## BRIEF
Set down all of the data that follows word for word, without the images.

··· DATA SHOWN

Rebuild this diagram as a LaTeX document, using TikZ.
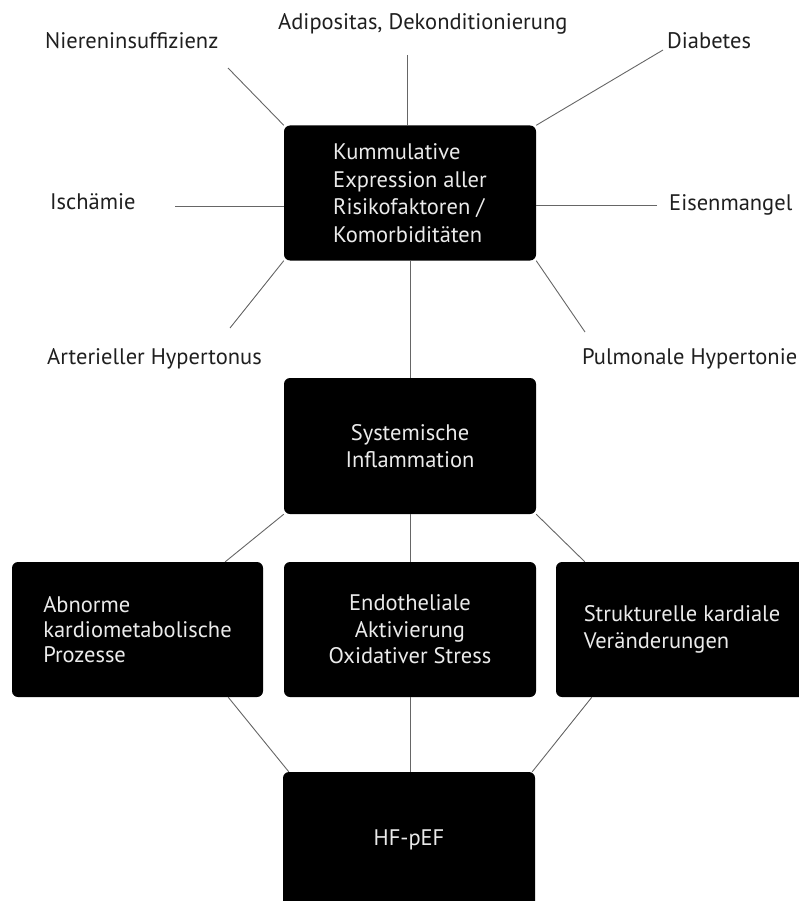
\documentclass[tikz,border=0pt]{standalone}
\usepackage{fontspec}
\setmainfont{PT Sans}
\usetikzlibrary{calc}
\begin{document}
\begin{tikzpicture}[x=1pt,y=-1pt,
  box/.style={fill=black, rounded corners=6pt, minimum width=252pt, minimum height=135pt,
    text=white!92!black, inner sep=0pt, font=\fontsize{22.5}{27.5}\selectfont},
  lbl/.style={anchor=base west, inner sep=0pt, text=black!88, font=\fontsize{22.5}{27}\selectfont},
  conn/.style={draw=black!60, line width=0.9pt}]
\useasboundingbox (0,0) rectangle (799,901);
\clip (0,0) rectangle (799,901);
% boxes
\node[box, align=left] (top) at (410,193) {Kummulative\\Expression aller\\Risikofaktoren /\\Komorbiditäten};
\node[box, align=center, minimum height=136pt, font=\fontsize{22.5}{27}\selectfont] (sys) at (410,446) {Systemische\\Inflammation};
\node[box, align=left, minimum width=251pt, font=\fontsize{22.5}{25}\selectfont] (left) at (137.5,629.5) {Abnorme\\kardiometabolische\\Prozesse};
\node[box, align=center, font=\fontsize{22.5}{26.5}\selectfont] (mid) at (410,629.5) {Endotheliale\\Aktivierung\\Oxidativer Stress};
\node[box, align=left, font=\fontsize{22.5}{27}\selectfont] (right) at (682,629.5) {Strukturelle kardiale\\Veränderungen};
\node[box] (hf) at (409,839.5) {HF-pEF};
% labels
\node[lbl] (niere) at (45,49) {Niereninsuffizienz};
\node[lbl] (adipo) at (278,30) {Adipositas, Dekonditionierung};
\node[lbl] (diab) at (667,49) {Diabetes};
\node[lbl] (isch) at (50,210) {Ischämie};
\node[lbl] (eisen) at (669,211) {Eisenmangel};
\node[lbl] (arter) at (47,364) {Arterieller Hypertonus};
\node[lbl] (pulm) at (582,364) {Pulmonale Hypertonie};
% free ends
\coordinate (cn) at (228,68);
\coordinate (ca) at (407,55);
\coordinate (cd) at (663,50);
\coordinate (ci) at (175,206);
\coordinate (ce) at (657,205);
\coordinate (car) at (230,328);
\coordinate (cp) at (585,332);
% connectors
\draw[conn] (cn) -- (top.north west);
\draw[conn] (ca) -- (ca |- top.north);
\draw[conn] (cd) -- (top.north east);
\draw[conn] (ci) -- (ci -| top.west);
\draw[conn] (ce) -- (ce -| top.east);
\draw[conn] (car) -- (top.south west);
\draw[conn] (cp) -- (top.south east);
\draw[conn] (top.south) -- (top.south |- sys.north);
\draw[conn] (sys.south west) -- ($(left.north east)+(-38,0)$);
\draw[conn] (sys.south) -- (sys.south |- mid.north);
\draw[conn] (sys.south east) -- ($(right.north west)+(29,0)$);
\draw[conn] ($(left.south east)+(-35,0)$) -- ($(hf.north west)+(6,0)$);
\draw[conn] (mid.south) -- (mid.south |- hf.north);
\draw[conn] ($(right.south west)+(36,0)$) -- ($(hf.north east)+(-3,0)$);
\end{tikzpicture}
\end{document}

······

## WRITTEN REPLY
Rebuild this diagram as a LaTeX document, using TikZ.
\documentclass[tikz,border=0pt]{standalone}
\usepackage{fontspec}
\setmainfont{PT Sans}
\usetikzlibrary{calc}
\begin{document}
\begin{tikzpicture}[x=1pt,y=-1pt,
  box/.style={fill=black, rounded corners=6pt, minimum width=252pt, minimum height=135pt,
    text=white!92!black, inner sep=0pt, font=\fontsize{22.5}{27.5}\selectfont},
  lbl/.style={anchor=base west, inner sep=0pt, text=black!88, font=\fontsize{22.5}{27}\selectfont},
  conn/.style={draw=black!60, line width=0.9pt}]
\useasboundingbox (0,0) rectangle (799,901);
\clip (0,0) rectangle (799,901);
% boxes
\node[box, align=left] (top) at (410,193) {Kummulative\\Expression aller\\Risikofaktoren /\\Komorbiditäten};
\node[box, align=center, minimum height=136pt, font=\fontsize{22.5}{27}\selectfont] (sys) at (410,446) {Systemische\\Inflammation};
\node[box, align=left, minimum width=251pt, font=\fontsize{22.5}{25}\selectfont] (left) at (137.5,629.5) {Abnorme\\kardiometabolische\\Prozesse};
\node[box, align=center, font=\fontsize{22.5}{26.5}\selectfont] (mid) at (410,629.5) {Endotheliale\\Aktivierung\\Oxidativer Stress};
\node[box, align=left, font=\fontsize{22.5}{27}\selectfont] (right) at (682,629.5) {Strukturelle kardiale\\Veränderungen};
\node[box] (hf) at (409,839.5) {HF-pEF};
% labels
\node[lbl] (niere) at (45,49) {Niereninsuffizienz};
\node[lbl] (adipo) at (278,30) {Adipositas, Dekonditionierung};
\node[lbl] (diab) at (667,49) {Diabetes};
\node[lbl] (isch) at (50,210) {Ischämie};
\node[lbl] (eisen) at (669,211) {Eisenmangel};
\node[lbl] (arter) at (47,364) {Arterieller Hypertonus};
\node[lbl] (pulm) at (582,364) {Pulmonale Hypertonie};
% free ends
\coordinate (cn) at (228,68);
\coordinate (ca) at (407,55);
\coordinate (cd) at (663,50);
\coordinate (ci) at (175,206);
\coordinate (ce) at (657,205);
\coordinate (car) at (230,328);
\coordinate (cp) at (585,332);
% connectors
\draw[conn] (cn) -- (top.north west);
\draw[conn] (ca) -- (ca |- top.north);
\draw[conn] (cd) -- (top.north east);
\draw[conn] (ci) -- (ci -| top.west);
\draw[conn] (ce) -- (ce -| top.east);
\draw[conn] (car) -- (top.south west);
\draw[conn] (cp) -- (top.south east);
\draw[conn] (top.south) -- (top.south |- sys.north);
\draw[conn] (sys.south west) -- ($(left.north east)+(-38,0)$);
\draw[conn] (sys.south) -- (sys.south |- mid.north);
\draw[conn] (sys.south east) -- ($(right.north west)+(29,0)$);
\draw[conn] ($(left.south east)+(-35,0)$) -- ($(hf.north west)+(6,0)$);
\draw[conn] (mid.south) -- (mid.south |- hf.north);
\draw[conn] ($(right.south west)+(36,0)$) -- ($(hf.north east)+(-3,0)$);
\end{tikzpicture}
\end{document}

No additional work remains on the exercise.